**Work to complete**
Without the pictures, print the lines running from the beginning of the material to the line containing "ax = fig.add_axes([68", both ends included.
-- Begin Information supplied --
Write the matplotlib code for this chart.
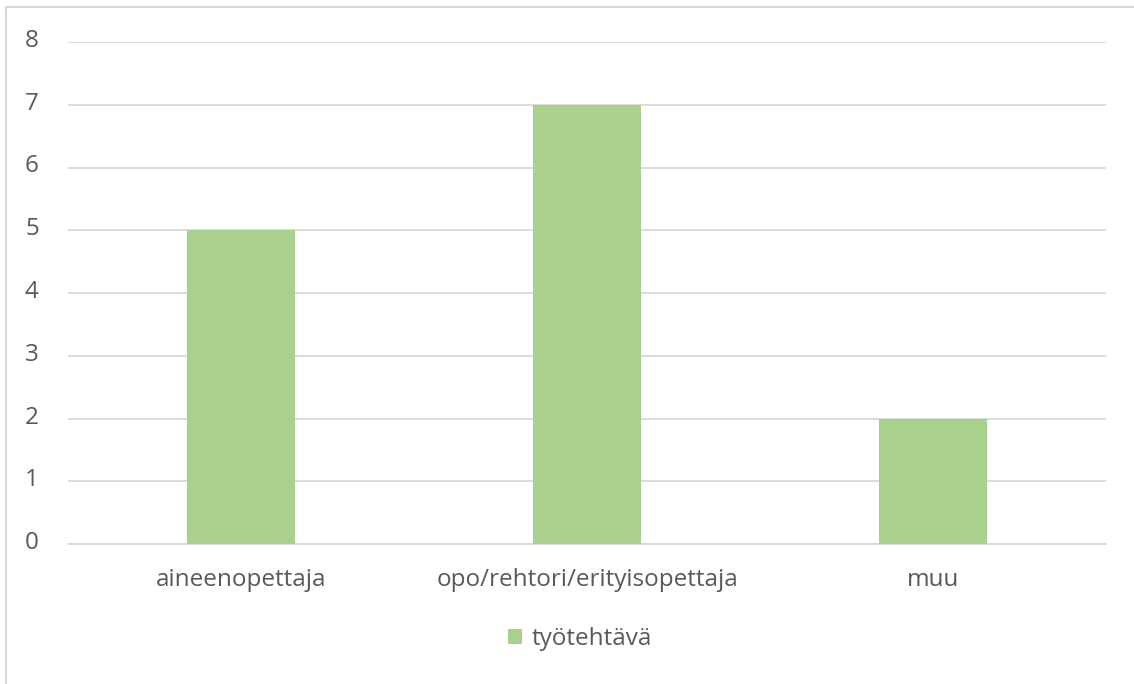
import matplotlib.pyplot as plt
import matplotlib.transforms as mtransforms
from matplotlib.patches import Rectangle

# data
categories = ["aineenopettaja", "opo/rehtori/erityisopettaja", "muu"]
values = [5, 7, 2]
series_name = "työtehtävä"
yticks = [0, 1, 2, 3, 4, 5, 6, 7, 8]

bar_color = "#A9D08E"
text_color = "#595959"
grid_color = "#D9D9D9"

plt.rcParams['font.family'] = ['Open Sans', 'DejaVu Sans']

fig = plt.figure(figsize=(11.34, 6.84), dpi=100)
ax = fig.add_axes([68 / 1134, 1 - 544 / 684, (1106 - 68) / 1134, (544 - 42) / 684])

x = range(len(categories))
ax.bar(x, values, width=0.31, color=bar_color, label=series_name, zorder=3)

ax.set_xlim(-0.5, len(categories) - 0.5)
ax.set_ylim(0, 8)
ax.set_yticks(yticks)
ax.set_xticks(list(x))
ax.set_xticklabels(categories)
ax.yaxis.grid(True, color=grid_color, linewidth=1.3, zorder=0)
for side in ["top", "right", "left"]:
    ax.spines[side].set_visible(False)
ax.spines["bottom"].set_color(grid_color)
ax.spines["bottom"].set_linewidth(1.3)
ax.tick_params(axis="both", length=0, colors=text_color, labelsize=17.5)
ax.tick_params(axis="y", pad=21)
ax.tick_params(axis="x", pad=17)

# y labels sit slightly above their gridlines
shift = mtransforms.ScaledTranslation(0, 4 / 100, fig.dpi_scale_trans)
for lbl in ax.get_yticklabels():
    lbl.set_transform(lbl.get_transform() + shift)

leg = fig.legend(loc="center", bbox_to_anchor=(580 / 1134, 1 - 639 / 684), frameon=False,
                 fontsize=17.5, handlelength=0.6, handleheight=0.6, handletextpad=0.4)
for t in leg.get_texts():
    t.set_color(text_color)

# outer chart border
fig.patches.append(Rectangle((6 / 1134, -0.05), 1.2, 1 - 7 / 684 + 0.05, transform=fig.transFigure,
                             fill=False, edgecolor=grid_color, linewidth=1.5))

fig.savefig("out.png", dpi=100)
-- End Information supplied --
**Response below**
Write the matplotlib code for this chart.
import matplotlib.pyplot as plt
import matplotlib.transforms as mtransforms
from matplotlib.patches import Rectangle

# data
categories = ["aineenopettaja", "opo/rehtori/erityisopettaja", "muu"]
values = [5, 7, 2]
series_name = "työtehtävä"
yticks = [0, 1, 2, 3, 4, 5, 6, 7, 8]

bar_color = "#A9D08E"
text_color = "#595959"
grid_color = "#D9D9D9"

plt.rcParams['font.family'] = ['Open Sans', 'DejaVu Sans']

fig = plt.figure(figsize=(11.34, 6.84), dpi=100)
ax = fig.add_axes([68 / 1134, 1 - 544 / 684, (1106 - 68) / 1134, (544 - 42) / 684])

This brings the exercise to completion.